-- Spring in Washington, D.C. means cherry blossoms and hordes of tourists flocking to the National Mall.
And with peak season right around the corner, the National Park Service is dealing with a “crappy” problem as well.
Large swaths of the National Mall are covered in feces, courtesy of the very large population of Canada Goose that make their home on the picturesque grounds.
The National Park Service says that biologists estimate just one goose produces as much as "2-3 pounds" of waste per day.
“Over time, you can see the issue we’re confronted with on our walkways and our memorials. It’s really more than just a nuisance,” said Mike Litterst of the National Park Service.
It’s not just disgusting for the folks who step in it. The geese waste may be causing major damage to the infrastructure on the National Mall, including the famous Reflecting Pool that runs between the Lincoln Memorial and Washington Monument.
“The presence of geese is leading to the degradation of the [Reflecting] pool water due to defecation in and on walkway near the [Reflecting] pool,” the Park Service said.
The Park Service announced it has launched a new program that it calls “goose harassment services” -- and it could be a very clever solution to a really crappy situation. Cue the Collies -- the Park Service wants to use border collies to fix the goose problem.
These dogs are bred to herd sheep so the Park Service's goal is to have them do the same with the geese, forcing them into different areas to do their business and enabling park officials to clean up the mess and maintain some spots as “geese free.”
“They’ll be doing what herd animals do – nudging the geese, making them uncomfortable in their surroundings,” Litterst said. “Eventually the geese will learn to settle elsewhere.”
This is not a job for rookies. The Park Service says that dog handlers must have five years of experience with Canada Goose harassment with dogs in order to take part.
“We appreciate the offers but these are trained dogs who won’t harass or harm the geese,” Litterst said.
Wildlife on federal lands is not a new issue for the Park Service, which oversees 23 national parks just within the District of Columbia.

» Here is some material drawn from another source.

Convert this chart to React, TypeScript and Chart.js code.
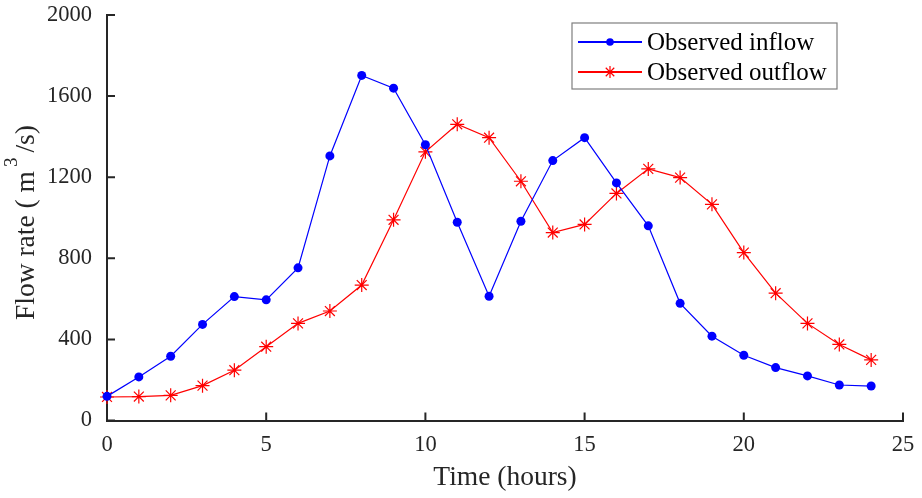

In 2012 it launched a project to cull the exploding population of white-tailed deer in the Washington’s Rock Creek Park. Sharpshooters were used to hunt the deer and the meat was later donated to local soup kitchens.
But don’t worry –- the geese on the Mall will be kept safe.
The National Park Service specifically says in its contract: “No water fowl or other living creature shall be killed, harmed or injured in any way.”
This isn’t the first time Washington DC has seen a creative In the summer of 2013, several dozen goats were unleased at the Historic Congressional Cemetery, hired to eat up more than an acre of overgrowth on the property.
Trees at the 208-year old cemetery along DC’s Anacostia River were weighed down by invasive ivy and weeds and cemetery organizers were concerned that they would eventually die, break or fall and damage headstones.
So they turned to Eco-Goats, a Maryland farm that rents out its goats for ecologically sustainable grazing.
The goats were put to work for 24 hours a day for a straight week.
ABC News’ Chris Good contributed to this report.